Earlier this week, we published results of a new survey by LG that revealed that consumers are a tad baffled by all of those terms out there relating to HD TV technology. The survey found that 25% of us don’t even know what HD is.
So are you one of them? With so many buzzwords, it is not hard to see why consumers are not up on the lingo - but who is to blame?
The problem really stems from a market that has, in my mind, grown up far too quickly. With so many terms for HD and different resolutions, the HD Ready badge was created very much in the same way as the Vista Ready/Capable badge for PCs was before the operating system launched in 2006.
At the time Microsoft created the badge so PC manufacturers could let people know that the computer they were buying would run the new operating system so they didn’t stall the market and not buy until the new OS hit the shops.
Seeing this "sort of work", television manufacturers created a badge of their own, slapped "HD Ready" on it and left the worry about finalising the formats to later down the line.
So "HD Ready" actually covers 720p, 1080i and 1080p which, while a lot of numbers, is not something the average consumer is going to notice on their 40-inch television. But once 1080p became the defacto for big televisions sets what badge are you going to put on then?
True HD, Real HD and Full HD of course. Confused yet?
Going back to the numbers game above, it is also confusing that Sky's HD service for example is 720p because 1080p would be too big/costly to pump through the air especially for sporting events. Then came the additional costs of 1080p over 1080i meaning some manufacturers like Toshiba even released HD DVD players that weren't Full HD (1080p) so they could save a few quid and offer a lower priced unit for those that, to be honest, wouldn't tell the difference.
So when LG, on a slow news day keen to tell the world that it makes "HD Ready", "Full HD", televisions came out with some independent research, I'm not surprised. LG is quite right in saying that education is needed - even if it just means that terms created by some clever marketing person are demystified.

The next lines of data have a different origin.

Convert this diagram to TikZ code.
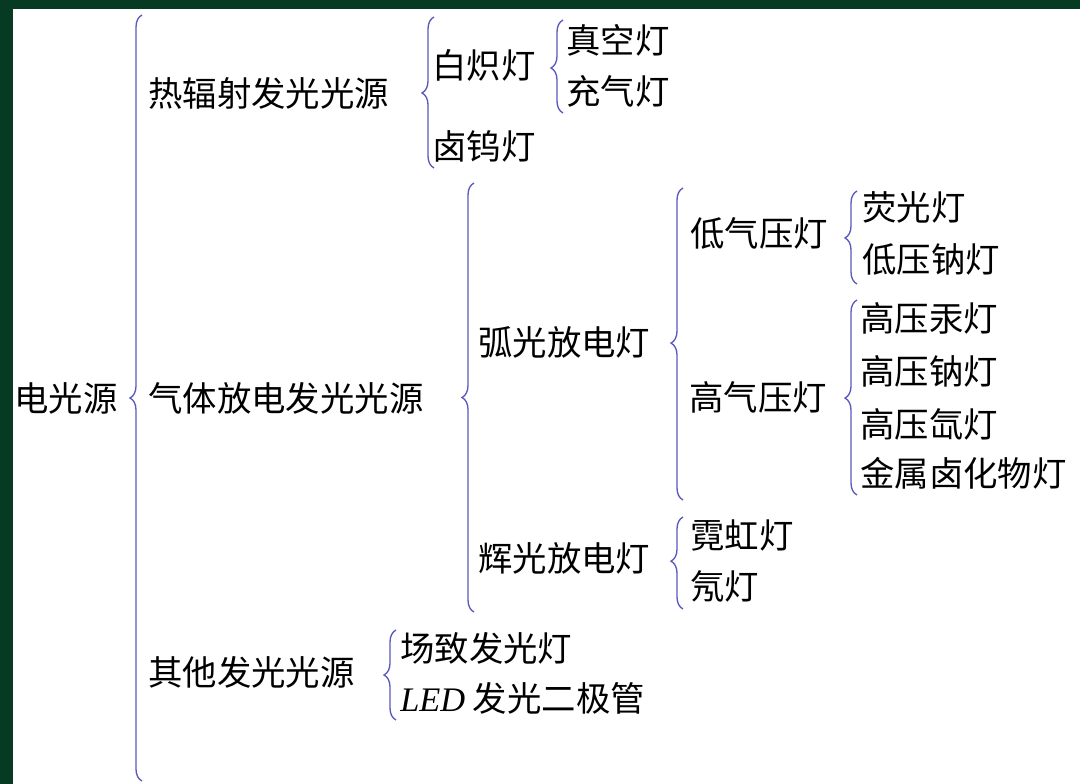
\documentclass[tikz,border=0pt]{standalone}
\usepackage{fontspec}
\newfontfamily\cjk{Noto Sans CJK SC}
\newfontfamily\latinserif{Liberation Serif}
\usetikzlibrary{decorations.pathreplacing}
\definecolor{framecol}{RGB}{6,58,34}
\definecolor{bracecol}{RGB}{90,90,190}
\begin{document}
\begin{tikzpicture}[x=0.75pt,y=-0.75pt,
  lbl/.style={anchor=west, inner sep=0pt, font=\cjk\fontsize{25.8}{26}\selectfont, text=black},
  brc/.style={draw=bracecol, line width=1pt, decorate, decoration={brace, amplitude=9pt, aspect=#1}}]
\useasboundingbox (0,0) rectangle (1080,784);
\fill[framecol] (0,0) rectangle (1080,784);
\fill[white] (13,9) rectangle (1080,784);

% labels
\node[lbl] (root) at (14,398) {电光源};
\node[lbl] (thermal) at (148,93) {热辐射发光光源};
\node[lbl] (gas) at (148,398) {气体放电发光光源};
\node[lbl] (other) at (148,672) {其他发光光源};
\node[lbl] (incand) at (432,65) {白炽灯};
\node[lbl] (halogen) at (432,146) {卤钨灯};
\node[lbl] (vacuum) at (566,40) {真空灯};
\node[lbl] (gasfill) at (566,91) {充气灯};
\node[lbl] (arc) at (478,342) {弧光放电灯};
\node[lbl] (glow) at (478,558) {辉光放电灯};
\node[lbl] (lowp) at (690,233) {低气压灯};
\node[lbl] (highp) at (689,397) {高气压灯};
\node[lbl] (fluor) at (862,207) {荧光灯};
\node[lbl] (lps) at (862,259) {低压钠灯};
\node[lbl] (hgl) at (860,318) {高压汞灯};
\node[lbl] (hps) at (860,371) {高压钠灯};
\node[lbl] (xen) at (860,424) {高压氙灯};
\node[lbl] (mh) at (860,473) {金属卤化物灯};
\node[lbl] (neon) at (690,535) {霓虹灯};
\node[lbl] (ne) at (690,586) {氖灯};
\node[lbl] (el) at (400,648) {场致发光灯};
\node[lbl] (led) at (400,698) {{\latinserif\itshape LED} 发光二极管};

% brace end points
\coordinate (b1t) at (142,15);  \coordinate (b1b) at (142,781);
\coordinate (b2t) at (434,17);  \coordinate (b2b) at (434,168);
\coordinate (b3t) at (563,20);  \coordinate (b3b) at (563,113);
\coordinate (b4t) at (474,183); \coordinate (b4b) at (474,612);
\coordinate (b5t) at (683,188); \coordinate (b5b) at (683,500);
\coordinate (b6t) at (857,191); \coordinate (b6b) at (857,284);
\coordinate (b7t) at (857,300); \coordinate (b7b) at (857,495);
\coordinate (b8t) at (683,517); \coordinate (b8b) at (683,609);
\coordinate (b9t) at (396,630); \coordinate (b9b) at (396,720);

\draw[brc=0.5] (b1b) -- (b1t);
\draw[brc=0.497] (b2b) -- (b2t);
\draw[brc=0.484] (b3b) -- (b3t);
\draw[brc=0.50] (b4b) -- (b4t);
\draw[brc=0.503] (b5b) -- (b5t);
\draw[brc=0.495] (b6b) -- (b6t);
\draw[brc=0.497] (b7b) -- (b7t);
\draw[brc=0.52] (b8b) -- (b8t);
\draw[brc=0.5] (b9b) -- (b9t);
\end{tikzpicture}
\end{document}
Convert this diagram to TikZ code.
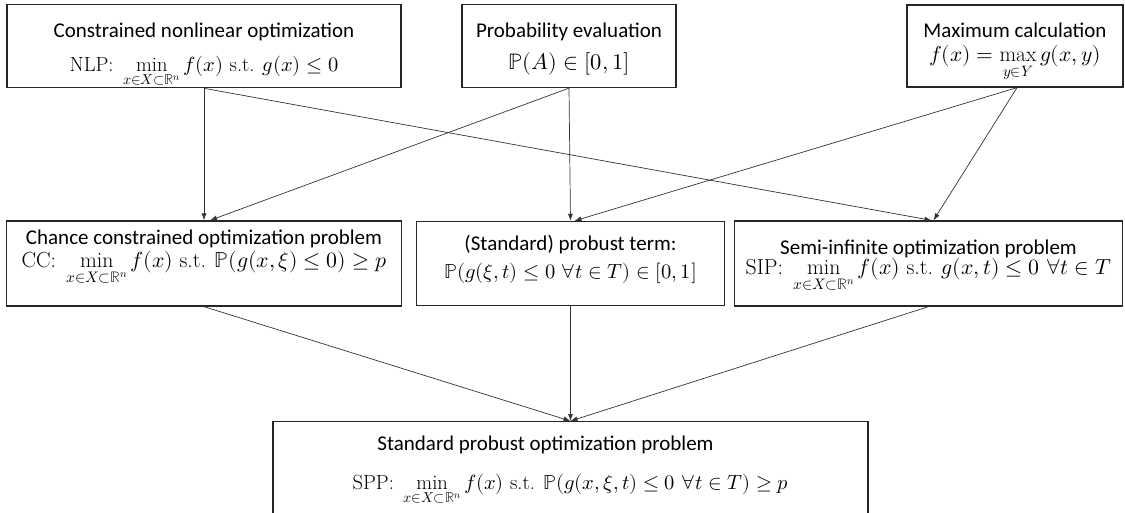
\documentclass[tikz,border=0pt]{standalone}
\usepackage{amsmath}
\usepackage{unicode-math}
\setmathfont{Latin Modern Math}
\usetikzlibrary{positioning, arrows.meta}
\newfontfamily\hdfont{Carlito}
% heading line with a strut (#1 = space above the baseline)
\newcommand{\hd}[2]{\rule{0pt}{#1}{\hdfont\fontsize{21}{25}\selectfont #2}}
% formula line (#1 = size, #2 = space below the baseline)
\newcommand{\eq}[3][20.5]{{\fontsize{#1}{25}\selectfont$#3$}\rule[-#2]{0pt}{0pt}}

\begin{document}
\begin{tikzpicture}[x=1pt,y=1pt,on grid,
    box/.style={draw=black!85,line width=1.3pt,align=center,inner sep=0pt,
      font=\fontsize{17}{25}\selectfont},
    link/.style={->,draw=black!80,line width=0.7pt},
    >={Latex[length=7pt,width=5pt]}]
  \useasboundingbox (0,0) rectangle (1125,-513);
  % top row
  \node[box,minimum width=394,minimum height=82] (nlp) at (204,-46)
    {\hd{33pt}{Constrained nonlinear optimization}\\[9pt]
     \eq{15pt}{\text{NLP:}\ \min\limits_{x\in X\subset\mathbb{R}^n} f(x) \text{ s.t. } g(x)\le 0}};
  \node[box,minimum width=214,minimum height=83] (prob) [right=365 of nlp]
    {\hd{33pt}{Probability evaluation}\\[7pt]
     \eq[22.5]{18pt}{\mathbb{P}(A)\in[0,1]}};
  \node[box,minimum width=216,minimum height=82] (max) [right=446 of prob]
    {\hd{33pt}{Maximum calculation}\\[-1pt]
     \eq[21.5]{25pt}{f(x)=\max\limits_{y\in Y} g(x,y)}};
  % middle row
  \node[box,minimum width=395,minimum height=85] (cc) [below=217.5 of nlp]
    {\hd{24pt}{Chance constrained optimization problem}\\[-2pt]
     \eq[21.8]{38pt}{\text{CC:}\ \min\limits_{x\in X\subset\mathbb{R}^n} f(x) \text{ s.t. } \mathbb{P}(g(x,\xi)\le 0)\ge p}};
  \node[box,minimum width=308,minimum height=84] (term) [right=366.5 of cc]
    {\hd{29pt}{(Standard) probust term:}\\[3pt]
     \eq{27pt}{\mathbb{P}(g(\xi,t)\le 0\ \forall t\in T)\in[0,1]}};
  \node[box,minimum width=388,minimum height=85] (sip) [right=358 of term]
    {\hd{34pt}{Semi-infinite optimization problem}\\[-5pt]
     \eq[21.8]{31pt}{\text{SIP:}\ \min\limits_{x\in X\subset\mathbb{R}^n} f(x) \text{ s.t. } g(x,t)\le 0\ \forall t\in T}};
  % bottom
  \node[box,minimum width=595,minimum height=120,anchor=north] (spp) at (570.5,-421)
    {\hd{29pt}{Standard probust optimization problem}\hspace*{50pt}\\[14pt]
     \eq{52pt}{\text{SPP:}\ \min\limits_{x\in X\subset\mathbb{R}^n} f(x) \text{ s.t. } \mathbb{P}(g(x,\xi,t)\le 0\ \forall t\in T)\ge p}};

  \path (nlp.south) edge[link] (cc.north)
                    edge[link] ([xshift=3]sip.north)
        (prob.south) edge[link] ([xshift=6]cc.north)
                     edge[link] (term.north)
        ([xshift=2]max.south) edge[link] ([xshift=4]term.north)
                              edge[link] ([xshift=5]sip.north)
        (cc.south) edge[link] (spp.north)
        (term.south) edge[link] (spp.north)
        (sip.south) edge[link] (spp.north);
\end{tikzpicture}
\end{document}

But an Ofcom report into HD Ready TV sets last November suggested that it is perhaps the people selling the TVs that need educating as well, and that may be a better place to start than trying to get the whole of the British population onboard.
With HD being the home entertainment word of the moment, we are seeing a wider bandying around of these HD terms across the range, from 20-inch LCD televisions to 60-inch plasmas, from upscaling Freeview boxes to games consoles, from DVD players to Blu-ray players. More often than not, HD badges are being used to sell a product, rather than tell the customer what they are buying.
You can bet that if you head into your "a n other high street electrical store" on a Saturday morning you'll get hundreds of consumers up and down the land putting their faith in the hands of a Saturday boy that really doesn't have a clue what any of the acronyms are, just that he'll get a better bonus if he sells "that one on the second row".
So what's the answer? Well I think the industry needs to sit down and make an open standard of slogans, phrases and guidelines so that we all know what we are talking about, rather than trying to come up with their own marketing terms for what, eventually, means the same thing, or more severely makes you think you are buying something you are not.